O primeiro contacto que tive com António Fortunato foi quando eu estava na primeira cela de isolamento, e me encontrou a lavar as tigelas por cima da sanita – não tinha outro lugar. Como uma vasta equipa invadiu o exíguo espaço que superiormente me fora cedido, logo lhe disseque era uma honra recebe-lo ali. Logo começamos a falar sobre questões jurídicas e apresentei-lhe vários argumentos e inclusive citei o actual presidente do Tribunal Constitucional de Angola – os advogados tinham feito esse trabalho – para destacar que a prisão preventiva naquela situação era ilegal. Fortunato, sem argumentos, preferiu repetir por quatro vezes que existiam outras normas que me mantinham ali sem, no entanto, dizer quais eram.

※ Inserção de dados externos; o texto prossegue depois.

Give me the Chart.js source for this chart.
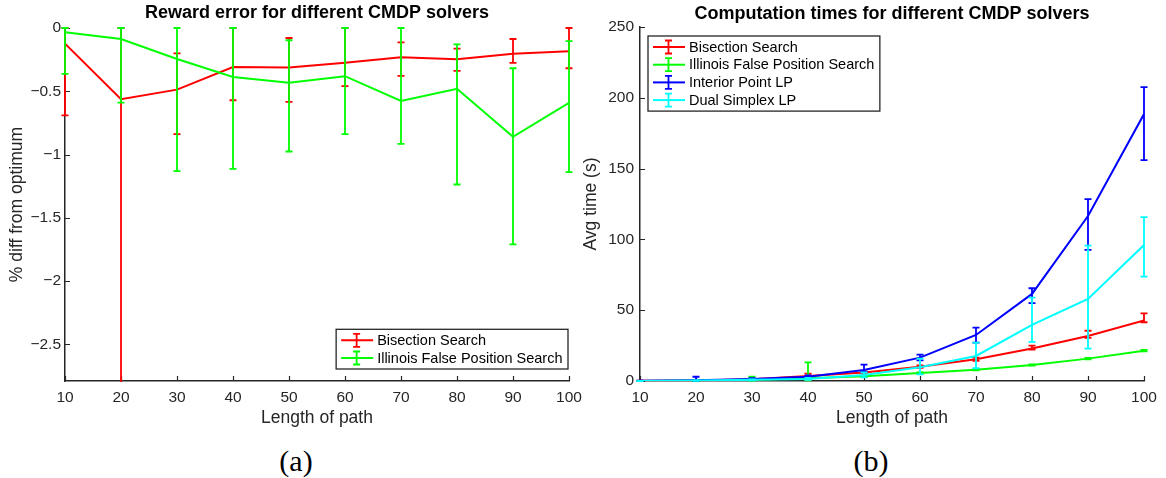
<!DOCTYPE html>
<html>
<head>
<meta charset="utf-8">
<script src="https://cdn.jsdelivr.net/npm/chart.js@4.4.1/dist/chart.umd.min.js"></script>
<style>
  html, body { margin: 0; padding: 0; background: #fff; }
  #wrap { position: relative; width: 1166px; height: 478px; overflow: hidden; background: #fff; }
  canvas { position: absolute; top: 0; }
  .caption { position: absolute; top: 446px; width: 100px; text-align: center;
             font-family: "Liberation Serif", "DejaVu Serif", serif; font-size: 30px; line-height: 30px; color: #000; }
</style>
</head>
<body>
<div id="wrap">
  <canvas id="rewardChart" width="600" height="430" style="left:0px"></canvas>
  <canvas id="timeChart" width="586" height="430" style="left:580px"></canvas>
  <div class="caption" style="left:246px">(a)</div>
  <div class="caption" style="left:821px">(b)</div>
</div>
<script>
// ---- data ----
const pathLength = [10, 20, 30, 40, 50, 60, 70, 80, 90, 100];

// (a) reward error, % difference from optimum (mean, lower and upper bar ends)
const bisectErrMean    = [-0.124, -0.563, -0.487, -0.308, -0.313, -0.274, -0.231, -0.247, -0.203, -0.184];
const bisectErrLower   = [-0.69, -3.0, -0.839, -0.571, -0.584, -0.46, -0.379, -0.339, -0.276, -0.318];
const bisectErrUpper   = [0, 0, -0.2, 0, -0.079, 0, -0.113, -0.163, -0.087, 0];
const illinoisErrMean  = [-0.034, -0.087, -0.245, -0.387, -0.432, -0.381, -0.576, -0.481, -0.86, -0.592];
const illinoisErrLower = [-0.363, -0.59, -1.131, -1.113, -0.976, -0.839, -0.916, -1.237, -1.71, -1.139];
const illinoisErrUpper = [0, 0, 0, 0, -0.097, 0, 0, -0.129, -0.318, -0.103];

// (b) average computation time in seconds
const bisectTimeMean    = [0.1, 0.4, 1.2, 3.5, 6.0, 10.1, 15.3, 22.9, 31.8, 42.8];
const bisectTimeLower   = [0.05, 0.2, 0.8, 2.5, 5.2, 9.2, 14.2, 22.2, 30.5, 41.5];
const bisectTimeUpper   = [0.2, 0.6, 1.6, 5.2, 6.8, 11.0, 16.5, 25.0, 35.5, 47.8];
const illinoisTimeMean  = [0.05, 0.2, 0.9, 2.0, 3.3, 5.6, 8.0, 11.3, 15.8, 21.4];
const illinoisTimeLower = [0, 0.1, 0.2, 0.5, 2.8, 5.1, 7.5, 10.8, 15.3, 20.9];
const illinoisTimeUpper = [0.1, 0.4, 3.0, 13.2, 3.8, 6.1, 8.5, 11.8, 16.3, 21.9];
const interiorTimeMean  = [0.1, 0.6, 1.5, 3.0, 7.8, 16.5, 32.5, 61.5, 116.5, 188.5];
const interiorTimeLower = [0.05, 0.1, 1.0, 2.0, 6.5, 14.5, 27.1, 55.0, 92.6, 156.0];
const interiorTimeUpper = [0.2, 3.0, 2.0, 4.0, 11.5, 18.6, 37.7, 65.5, 128.4, 207.5];
const simplexTimeMean   = [0.05, 0.3, 0.8, 1.5, 4.2, 9.7, 17.7, 39.6, 58.0, 96.0];
const simplexTimeLower  = [0, 0.1, 0.5, 0.8, 2.5, 4.7, 9.0, 27.6, 22.8, 73.7];
const simplexTimeUpper  = [0.1, 0.5, 1.1, 2.2, 6.0, 15.8, 27.1, 58.9, 95.6, 115.8];

// tick labels
const rewardTicks = [-2.5, -2, -1.5, -1, -0.5, 0];
const timeTicks = [0, 50, 100, 150, 200, 250];

// ---- styling ----
const FONT = '"Liberation Sans", Arial, Helvetica, sans-serif';
const AXIS = '#262626';
const RED = '#ff0000', GREEN = '#00ff00', BLUE = '#0000ff', CYAN = '#00ffff';

function series(label, color, mean, lower, upper) {
  return {
    label,
    borderColor: color,
    backgroundColor: color,
    data: pathLength.map((x, i) => ({ x, y: mean[i] })),
    lower, upper,
    borderWidth: 2,
    pointRadius: 0,
    tension: 0,
    fill: false
  };
}

// later series are painted on top of earlier ones
function stackOrder(list) {
  list.forEach((d, i) => { d.order = list.length - i; });
  return list;
}

function fmtTick(v) {
  return v < 0 ? '\u2212' + String(Math.abs(v)) : String(v);
}

// vertical error bars with caps, drawn right after each line
const errorBars = {
  id: 'errorBars',
  afterDatasetDraw(chart, args) {
    const ds = chart.data.datasets[args.index];
    const { ctx, chartArea: a } = chart;
    const y = chart.scales.y;
    ctx.save();
    ctx.beginPath();
    ctx.rect(0, a.top - 2, chart.width, a.bottom - a.top + 3);
    ctx.clip();
    ctx.strokeStyle = ds.borderColor;
    ctx.lineWidth = 1.8;
    args.meta.data.forEach((pt, i) => {
      const lo = y.getPixelForValue(ds.lower[i]);
      const hi = y.getPixelForValue(ds.upper[i]);
      ctx.beginPath();
      ctx.moveTo(pt.x, lo); ctx.lineTo(pt.x, hi);
      ctx.moveTo(pt.x - 3.5, lo); ctx.lineTo(pt.x + 3.5, lo);
      ctx.moveTo(pt.x - 3.5, hi); ctx.lineTo(pt.x + 3.5, hi);
      ctx.stroke();
    });
    ctx.restore();
  }
};

// tick marks pointing into the plot area
const innerTicks = {
  id: 'innerTicks',
  beforeDatasetsDraw(chart) {
    const { ctx, chartArea: a } = chart;
    const { x, y } = chart.scales;
    ctx.save();
    ctx.strokeStyle = AXIS;
    ctx.lineWidth = 1.2;
    ctx.beginPath();
    x.ticks.forEach(t => {
      const px = Math.round(x.getPixelForValue(t.value)) + 0.5;
      ctx.moveTo(px, a.bottom); ctx.lineTo(px, a.bottom - 5);
    });
    y.ticks.forEach(t => {
      const py = Math.round(y.getPixelForValue(t.value)) + 0.5;
      ctx.moveTo(a.left, py); ctx.lineTo(a.left + 5, py);
    });
    ctx.stroke();
    ctx.restore();
  }
};

// bold title centred over the plot area
const plotTitle = {
  id: 'plotTitle',
  afterDraw(chart, args, opts) {
    const { ctx, chartArea: a } = chart;
    ctx.save();
    ctx.font = 'bold 18px ' + FONT;
    ctx.fillStyle = '#000';
    ctx.textAlign = 'center';
    ctx.textBaseline = 'middle';
    ctx.fillText(opts.text, (a.left + a.right) / 2, opts.y);
    ctx.restore();
  }
};

// boxed legend with error-bar samples
const boxLegend = {
  id: 'boxLegend',
  afterDraw(chart, args, opts) {
    const { ctx, chartArea: a } = chart;
    const items = chart.data.datasets;
    const rowH = 17.7, padV = 2.15, textOff = 41, padR = 5.5;
    ctx.save();
    ctx.font = '14.5px ' + FONT;
    const textW = Math.max(...items.map(d => ctx.measureText(d.label).width));
    const w = textOff + textW + padR;
    const h = items.length * rowH + padV * 2;
    let left, top;
    if (opts.corner === 'se') { left = a.right - opts.dx - w; top = a.bottom - opts.dy - h; }
    else { left = a.left + opts.dx; top = a.top + opts.dy; }
    ctx.fillStyle = '#fff';
    ctx.fillRect(left, top, w, h);
    ctx.strokeStyle = AXIS;
    ctx.lineWidth = 1.3;
    ctx.strokeRect(left, top, w, h);
    items.forEach((d, i) => {
      const cy = top + padV + rowH * (i + 0.5);
      const cx = left + 20.5;
      ctx.strokeStyle = d.borderColor;
      ctx.lineWidth = 2;
      ctx.beginPath();
      ctx.moveTo(left + 5, cy); ctx.lineTo(left + 37, cy);
      ctx.stroke();
      ctx.lineWidth = 1.8;
      ctx.beginPath();
      ctx.moveTo(cx, cy - 6.5); ctx.lineTo(cx, cy + 6.5);
      ctx.moveTo(cx - 3.5, cy - 6.5); ctx.lineTo(cx + 3.5, cy - 6.5);
      ctx.moveTo(cx - 3.5, cy + 6.5); ctx.lineTo(cx + 3.5, cy + 6.5);
      ctx.stroke();
      ctx.fillStyle = '#000';
      ctx.textAlign = 'left';
      ctx.textBaseline = 'middle';
      ctx.fillText(d.label, left + textOff, cy + 0.5);
    });
    ctx.restore();
  }
};

function buildChart(canvasId, cfg) {
  return new Chart(document.getElementById(canvasId), {
    type: 'line',
    data: { datasets: stackOrder(cfg.datasets) },
    options: {
      responsive: false,
      animation: false,
      events: [],
      devicePixelRatio: 1,
      layout: { padding: { left: 0, top: cfg.padTop, right: cfg.padRight, bottom: 0 } },
      plugins: {
        legend: { display: false },
        tooltip: { enabled: false },
        title: { display: false },
        plotTitle: { text: cfg.title, y: cfg.titleY },
        boxLegend: cfg.legend
      },
      scales: {
        x: {
          type: 'linear',
          min: 10, max: 100,
          afterBuildTicks: s => { s.ticks = pathLength.map(v => ({ value: v })); },
          afterFit: s => { s.height = 49; },
          grid: { display: false, drawTicks: false },
          border: { display: true, color: AXIS, width: 1.5 },
          ticks: { padding: 7, color: AXIS, maxRotation: 0, autoSkip: false,
                   font: { family: FONT, size: 15.5 } },
          title: { display: true, text: 'Length of path', color: AXIS,
                   font: { family: FONT, size: 17.5 }, padding: { top: 0, bottom: 1 } }
        },
        y: {
          type: 'linear',
          min: cfg.yMin, max: cfg.yMax,
          afterBuildTicks: s => { s.ticks = cfg.yTicks.map(v => ({ value: v })); },
          afterFit: s => { s.width = cfg.yWidth; },
          grid: { display: false, drawTicks: false },
          border: { display: true, color: AXIS, width: 1.5 },
          ticks: { padding: cfg.yTickPad, color: AXIS, callback: v => fmtTick(v),
                   font: { family: FONT, size: 15.5 } },
          title: { display: true, text: cfg.yTitle, color: AXIS,
                   font: { family: FONT, size: 17.5 }, padding: { top: cfg.yTitlePad, bottom: 0 } }
        }
      }
    },
    plugins: [innerTicks, errorBars, plotTitle, boxLegend]
  });
}

buildChart('rewardChart', {
  datasets: [
    series('Bisection Search', RED, bisectErrMean, bisectErrLower, bisectErrUpper),
    series('Illinois False Position Search', GREEN, illinoisErrMean, illinoisErrLower, illinoisErrUpper)
  ],
  title: 'Reward error for different CMDP solvers',
  titleY: 13,
  padTop: 28, padRight: 31,
  yMin: -2.79, yMax: 0, yTicks: rewardTicks,
  yWidth: 65, yTickPad: 4, yTitlePad: 7,
  yTitle: '% diff from optimum',
  legend: { corner: 'se', dx: 1, dy: 12 }
});

buildChart('timeChart', {
  datasets: [
    series('Bisection Search', RED, bisectTimeMean, bisectTimeLower, bisectTimeUpper),
    series('Illinois False Position Search', GREEN, illinoisTimeMean, illinoisTimeLower, illinoisTimeUpper),
    series('Interior Point LP', BLUE, interiorTimeMean, interiorTimeLower, interiorTimeUpper),
    series('Dual Simplex LP', CYAN, simplexTimeMean, simplexTimeLower, simplexTimeUpper)
  ],
  title: 'Computation times for different CMDP solvers',
  titleY: 14,
  padTop: 27, padRight: 22,
  yMin: 0, yMax: 250, yTicks: timeTicks,
  yWidth: 60, yTickPad: 6, yTitlePad: 0.5,
  yTitle: 'Avg time (s)',
  legend: { corner: 'nw', dx: 8, dy: 9 }
});
</script>
</body>
</html>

E assim percebemos o quanto o Estado investe na musculatura e não em ciência. Prefere pagar a dois defensores do atraso intelectual e os tem em elevada estima, porque se fosse o contrário já estariam demitidos depois das inúmeras denúncias feitas contra ambos. Mas sabemos que neste aspecto o regime tem sido coerente consigo mesmo: a sua consistência reside no uso da força e não da racionalidade.